= David Ogilvy Barrie =

British art historian

(Charles) David (Ogilvy) Barrie CBE (born 9 November 1953) is a former British diplomat, arts administrator and campaigner. Now an author, he is the great great nephew of the playwright, Sir James Matthew Barrie.

Barrie served in the British Diplomatic Service and Cabinet Office from 1975 to 1989, and was closely involved in Anglo-Irish relations, including the negotiations that led to the Anglo-Irish Agreement of 1985. From 1989 to 1992 he was Executive Director of The Japan Festival 1991 – a nationwide celebration of Japanese culture which took place in the UK in 1991.

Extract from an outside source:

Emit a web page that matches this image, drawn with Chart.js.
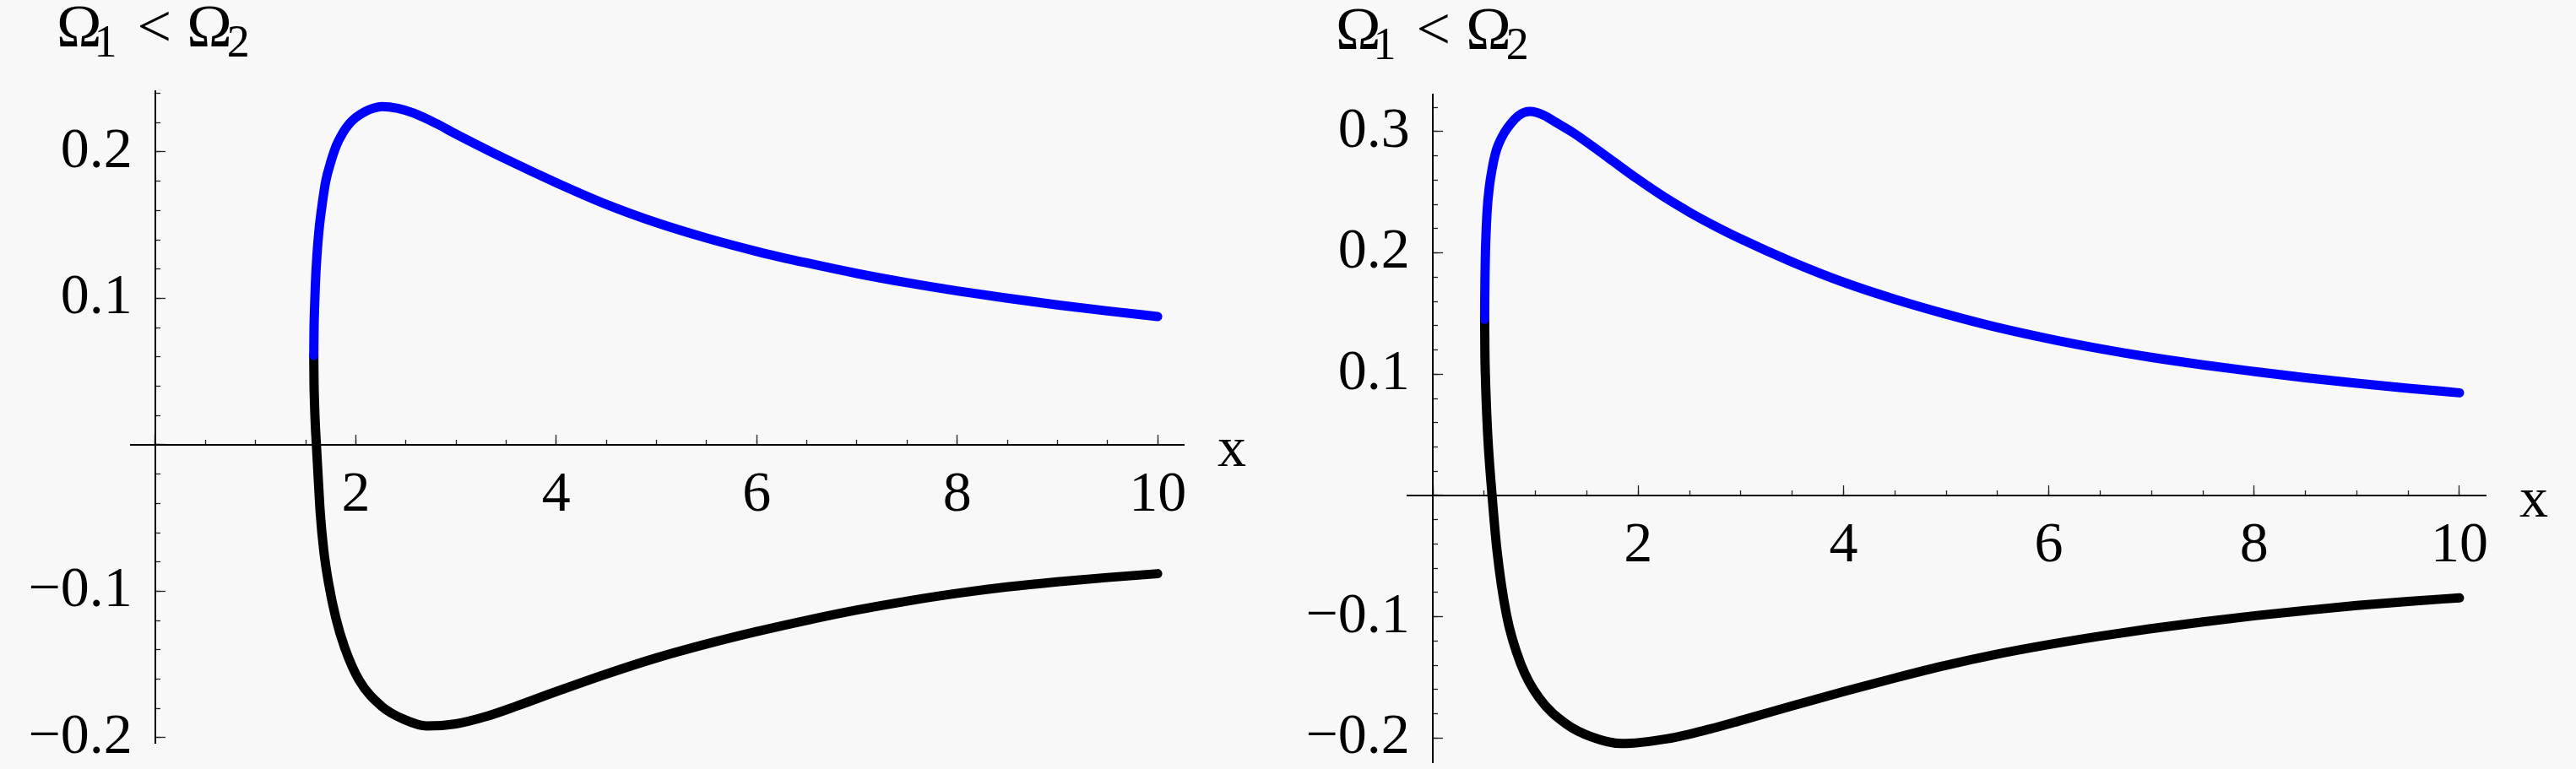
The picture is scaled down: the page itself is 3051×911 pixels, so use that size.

Barrie was Chair of the campaigning organisation Make Justice Work from 2010 to 2013 and Director of The Art Fund (formerly the National Art Collections Fund), the UK's largest independent art charity, from 1992 to 2009. In 2001, admission fees to all national museums and galleries were scrapped, after a four-year campaign by The Art Fund to persuade the government to give non-charging institutions the right to reclaim VAT. Barrie delivered the Arthur Batchelor Lecture at the University of East Anglia in May 2010.

Barrie is Chair of Ruskin Today and has been a trustee of the Ruskin Foundation since 1996. He edited an abridged edition of John Ruskin's Modern Painters which was published by Andre Deutsch in 1987. He is also a trustee of the Pilgrim Trust. He has served as a Council member of the Museums, Libraries and Archives Council and a trustee of the charity Butterfly Conservation. He is also a Companion of the Guild of St George.

Barrie was appointed Commander of the Order of the British Empire (CBE) in the 2010 New Year Honours for his services to the visual arts.

In 2014, his book, Sextant: A Voyage Guided by the Stars and the Men who Mapped the World's Oceans, was published in the UK by William Collins and by William Morrow in the USA. It has been translated into Italian and German.

Barrie's second book on navigation, Incredible Journeys: Exploring the Wonders of Animal Navigation, was published in April 2019 by Hodder & Stoughton. It was published in May 2019 in North America by The Experiment under the title Supernavigators: Exploring the Wonders of How Animals Find Their Way.